I would suggest not trying to install all these things by hand on your local computer, because that would be painful. Ok? Just don't do it. Trust me here.
Docker compose composes one or more docker containers into services. In this case we have a lot, so let's cover them one by one!
Message Queue - RabbitMQ Service
Celery uses a message queueing service to communicate between its workers and the scheduler. You may be wondering why you can't just write a task that returns True/False and move on with your life. You can't because all your tasks run in isolation, using either threads or processes, and therefore can't talk to other tasks or the parent process without something in between.
If you find this confusing don't worry about it, just know that there is something there that acts as a bridge between tasks and the thing that executes the tasks.
Database Backend - Celery Results Postgres DB
This is a postgresql instance for the celery results. I'm not totally sure what's stored here, but I could always go and investigate it since I also have adminer installed!
Database Backend - Airflow Postgres DB
This is the actual airflow database. It has a table for DAGs, tasks, users, and roles.
I could have used MySQL for this, but timestamps are treated a bit differently between MySQL and PostgreSQL. Just using PostgreSQL was the path of least resistance, and since I don't ever directly interact with the DB I don't really care much.
Database UI - Adminer
Adminer is a web based database UI. I kind of prefer phpmyadmin, but that is only available for MySQL, which we aren't using here. I I only use it for curiousities sake and the occasional debugging.
Airflow Database Initializer
This runs airflow initdb command, which initializes the postgresql database.
This could technically be combined with any of the other airflow_* services, but I kind of like keeping it separate.
If you've ever worked on an HPC this is sort of analagous to SLURM / SGE / PBS. If you haven't it's very much what it sounds like. It figures out which tasks should run when, based either on their execution dates and concurrency parameters.
bash -c "/home/airflow/scripts/wait-for-it.sh -p 5432 -h airflow_postgres_db -- sleep 120; airflow scheduler"
The Airflow Worker is what actually runs your tasks.
By putting this in its own container, we could potentially start playing around with the concurrency, create many instances of the worker, and carry on with world domination.
bash -c "/home/airflow/scripts/wait-for-it.sh -p 5432 -h airflow_postgres_db -- sleep 120; airflow worker"
This brings up the super pretty web UI that you see all kinds of screenshots of.

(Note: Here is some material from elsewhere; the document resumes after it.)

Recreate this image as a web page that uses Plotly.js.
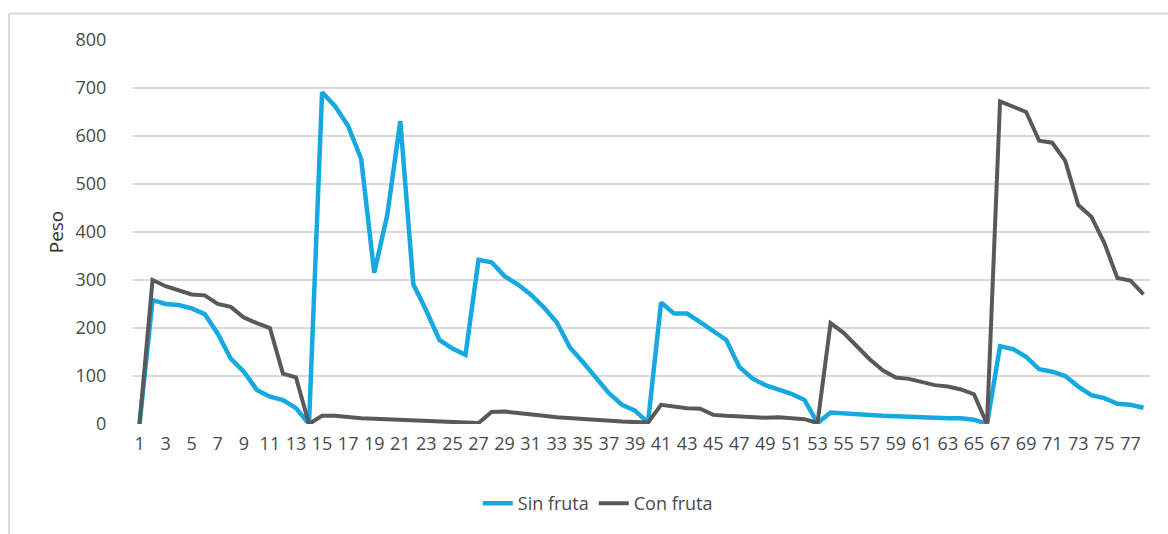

bash -c "/home/airflow/scripts/wait-for-it.sh -p 5432 -h airflow_postgres_db -- sleep 120; airflow webserver"
You will see the dags, scripts, pkgs, and ssh directories bound in the airflow instance. You will also see /var/run/docker.sock bound, which we will go over later when we cover the DockerOperator.
Bring it Up
Once you have the code from github bring up the docker compose instance with -
unzip airflow-template.zip cd airflow-template docker-compose up -d docker-compose logs airflow_webserver
You will have to wait a minute or so for everything to initialize.
Open up http://localhost:8089 in your browser and see the airflow magic!
Troubleshoot - Relation Log
You may see something about 'relation log' blah blah blah. I'm not totally sure why that happens, but if you either Ctrl+C and restart the instance or docker-compose restart, it will be fine.
That's it for Part 2. Hopefully you've seen and understand how the different pieces of the Airflow architecture relate to one another, and how to deploy them using docker.